In California during the late sixties and early seventies, surfers were divided into two groups; real “Beach Boys” who surfed daily, and the “Valley Surfers” who drove along the coast imitating real surfers. The distinction between a trend and a lifestyle was and is vague and it creates tension between those who actually live the real surfer’s lifestyle and those who look like they surf, but in reality never have. The tension was apparent all over southern California beaches, and still creates tension today. Those who love the sport of surfing take real pride in their lifestyle and their label of a “surfer.” Anyone appearing to be part of the surfing culture however doesn’t share a love for surfing is considered a “poser” or someone trying to imitate something they are not. This creates tension and harsh feelings among those who actually surf, towards those who don’t. This is why surfers constantly strive to look different from their generic counterparts. In essence, surfers ultimately love the ocean and anyone cheeping their love for the ocean is considered a threat to the soul of surfing.

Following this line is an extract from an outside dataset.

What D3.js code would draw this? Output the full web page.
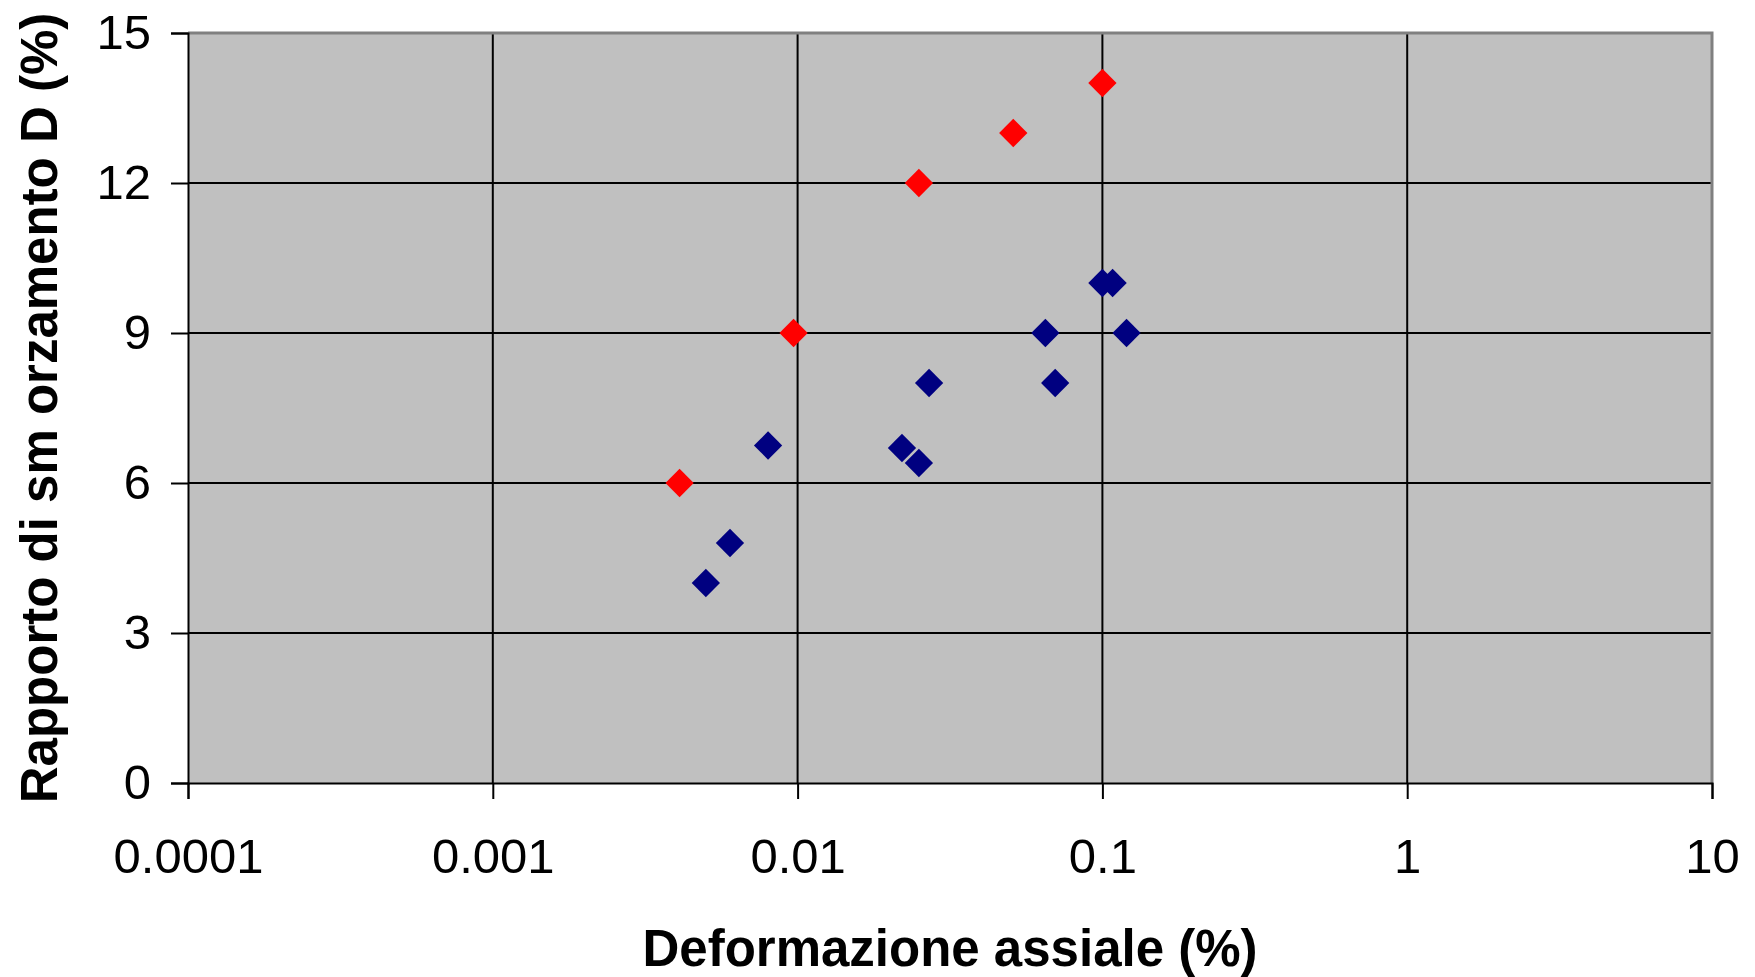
<!DOCTYPE html>
<html>
<head>
<meta charset="utf-8">
<script src="https://cdn.jsdelivr.net/npm/d3@7"></script>
<style>
  html, body { margin: 0; padding: 0; background: #fff; }
  svg { display: block; font-family: "Liberation Sans", Arial, sans-serif; }
</style>
</head>
<body>
<svg id="chart" width="1755" height="977"></svg>
<script>
// Series: axial strain (%) vs damping ratio D (%)
const redStrain   = [0.0041, 0.0097, 0.025, 0.051, 0.1];
const redDamping  = [6, 9, 12, 13, 14];
const blueStrain  = [0.005, 0.006, 0.008, 0.022, 0.025, 0.027, 0.065, 0.07, 0.1, 0.108, 0.12];
const blueDamping = [4, 4.8, 6.75, 6.7, 6.4, 8, 9, 8, 10, 10, 9];

const xTicks = [0.0001, 0.001, 0.01, 0.1, 1, 10];
const xTickLabels = ["0.0001", "0.001", "0.01", "0.1", "1", "10"];
const yTicks = [0, 3, 6, 9, 12, 15];

const xTitle = "Deformazione assiale (%)";
const yTitle = "Rapporto di sm orzamento D (%)";

const svg = d3.select("#chart");
const plot = { left: 188, right: 1712, top: 33, bottom: 783 };

const x = d3.scaleLog().domain([0.0001, 10]).range([plot.left, plot.right]);
const y = d3.scaleLinear().domain([0, 15]).range([plot.bottom, plot.top]);

// plot background
svg.append("rect")
  .attr("x", plot.left).attr("y", plot.top)
  .attr("width", plot.right - plot.left).attr("height", plot.bottom - plot.top)
  .attr("fill", "#c0c0c0");

// gridlines
const grid = svg.append("g").attr("stroke", "#000").attr("stroke-width", 2);
grid.selectAll("line.h").data(yTicks.filter(v => v > 0 && v < 15)).enter().append("line")
  .attr("x1", plot.left).attr("x2", plot.right)
  .attr("y1", d => y(d)).attr("y2", d => y(d));
grid.selectAll("line.v").data(xTicks.filter(v => v > 0.0001 && v < 10)).enter().append("line")
  .attr("y1", plot.top).attr("y2", plot.bottom)
  .attr("x1", d => x(d)).attr("x2", d => x(d));

// top and right frame
svg.append("path")
  .attr("d", `M${plot.left},${plot.top}H${plot.right}V${plot.bottom}`)
  .attr("fill", "none").attr("stroke", "#808080").attr("stroke-width", 3);

// axes
const fontSize = 49;
const yAxis = svg.append("g")
  .attr("transform", `translate(${plot.left},0)`)
  .call(d3.axisLeft(y).tickValues(yTicks).tickSize(17).tickPadding(20).tickFormat(d3.format("d")));
const xAxis = svg.append("g")
  .attr("transform", `translate(0,${plot.bottom})`)
  .call(d3.axisBottom(x).tickValues(xTicks).tickSize(16).tickPadding(39)
    .tickFormat((d, i) => xTickLabels[i]));

[xAxis, yAxis].forEach(g => {
  g.select(".domain").attr("stroke", "#000").attr("stroke-width", 2);
  g.selectAll(".tick line").attr("stroke", "#000").attr("stroke-width", 2);
  g.selectAll(".tick text")
    .attr("fill", "#000")
    .style("font-size", fontSize + "px")
    .style("font-family", "'Liberation Sans', Arial, sans-serif");
});

// markers: diamonds
const diamond = d3.symbol().type(d3.symbolSquare).size(400);
function drawSeries(xs, ys, color) {
  svg.append("g").selectAll("path")
    .data(xs.map((v, i) => [v, ys[i]]))
    .enter().append("path")
    .attr("d", diamond)
    .attr("transform", d => `translate(${x(d[0])},${y(d[1])}) rotate(45)`)
    .attr("fill", color);
}
drawSeries(blueStrain, blueDamping, "#000080");
drawSeries(redStrain, redDamping, "#ff0000");

// axis titles
svg.append("text")
  .attr("x", (plot.left + plot.right) / 2).attr("y", 966)
  .attr("text-anchor", "middle")
  .style("font-size", "51px").style("font-weight", "bold")
  .text(xTitle);

svg.append("text")
  .attr("transform", `translate(57,${(plot.top + plot.bottom) / 2}) rotate(-90)`)
  .attr("text-anchor", "middle")
  .style("font-size", "51px").style("font-weight", "bold")
  .text(yTitle);
</script>
</body>
</html>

When surfers enter the ocean and paddle out they experience a detachment from land-based concerns. Their concentration is focused on reading the ocean surface to pick up incoming swells and be in position to catch the best wave of a set. With enough practice, perseverance and luck, once or twice in a surfer’s life all forces will align for a brief instant and the wave will throw-out over the surfer’s head as the surfer streaks along through its hollows, encompassing the very essence of flight. Wave riders have several names for that space in time. Some call it being in “the blue room.”
Politics, money matters, work stress, golf, affairs of the heart, all are cleansed from the recesses of the brain when you’re in the water chasing waves. A flight of pelicans undulating along the swell line comes into unusually clear focus. As seen sitting straddling your board sixty yards off shore, the geography of the land and modern human structures look completely different from when you’re standing in the middle of it. It becomes apparent that the structures are merely superficial add-ons. From this viewpoint one can see clearly that land and sea flow together in a powerful logic, and those things that seem so important on land become extraneous. It is a yin and yang relationship.

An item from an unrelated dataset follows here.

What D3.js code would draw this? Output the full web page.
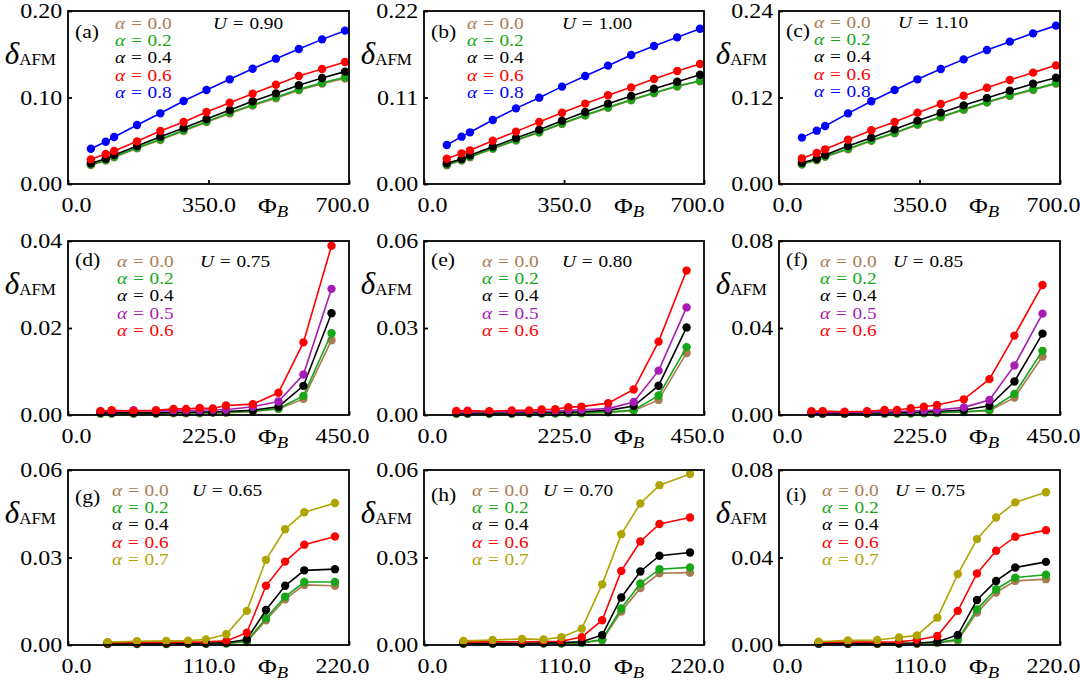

By understanding a surfers mind frame you can begin to understand how surfers see the act of riding a wave as a pure form of spending time, a non-productive, non-depleting pursuit, the essence of the here and now. Spiritual. Personal. A dance form on a liquid stage, complete with audience, open to all, which nature’s beauty and complex human life, share the same space.


Some people misinterpret this love for the ocean that a surfer has, for a lackadaisical, pointless attempt to live life in a dream. The stereotype of surfers being lazy, underachievers with no respect for mainstream society is largely a myth. Surfers come from a multitude of different races, religions, cultures, countries and families. Most surfers have many different opinions and perspectives that are irreverent from one another, but they hold their love for the ocean and the beach as a common bond that crosses all barriers. Surfers in general are composed of so many different types of people that stereotypes regarding them are widely untrue and stems from jealousy. Now this stereotype may be untrue in itself, but why would someone say something so untrue about a culture that is in-tune with mind, body, spirit, and nature. A surfer’s essence is desirable by all those unable to passionately connect with themselves and nature. The creation of these untrue stereotypes has its roots in Hollywood. When the movie “Fast times a Ridge Mont High” came out in the late seventy’s, early eighty’s, “Jeff Spicole” played by Sean Penn was a surfer who didn’t care about anything other than pot and the ocean. The modern surfer was labeled a slacker and a menace to society. A surfer was someone who your parents didn’t want you to hang out with. Although Hollywood portrayed surfers so negatively, a good portrayal of a Surfer is in the movie, “Endless Summer” (1964) by Bruce Brown. This movie shows the love for the ocean that a surfer has and it shows the adventuresses unique qualities that only a surfer posses. Bruce Brown accurately showed what it was like to be a surfer.


Even today their position in society is distinct and fuzzy. Surfers stand as a symbol of freedom and uniqueness. They are the living curators of the ocean and of harmony with nature. Surfers hold a distinct position in society. Some say surfers are the voice of the ocean, and others say they represent the true essence of human free spirit in life. Surfers are viewed differently all over the world, but in Southern California they are viewed as a distinct representation of California’s coastal culture and history. They are viewed as easygoing people with a love for the ocean. Elsewhere, stereotypes of surfers are usually negative and are based on ignorance and inexperience. In places where surfers are not prevalent their place in society is small and irreverent to the local social scene. Essentially, surfers are not among the highly respectable or the highly influential, they are among the few who love nature and are independently in tune with nature, mind, body and soul.


Thus, it is with some sense of irony that I must state that this unique and charismatic sport of surfing, arguably the opposite of organized social behavior, has become bonded at the hip to a billion dollar surf industry, a term that surfing entrepreneurs like to call the ultimate oxymoron.


In spite of all the money now involved in surfing, most of the millions of surfers in the world still paddle out solely for personal reward. The industrial aspect of it has had little effect on their wave riding. The two realms exist, still bonded at the hip, but worlds apart. This unusual element of integrity, the ongoing intensity and purity of individual experience, is what allows the sport of wave riding to outlast all its gaudy commercial attachments while continuing to serve as their engine. Surfing survives, expanding and contracting like some elemental force, from decade to decade, from generation to generation, in spite of the affectations that each superimposes on it.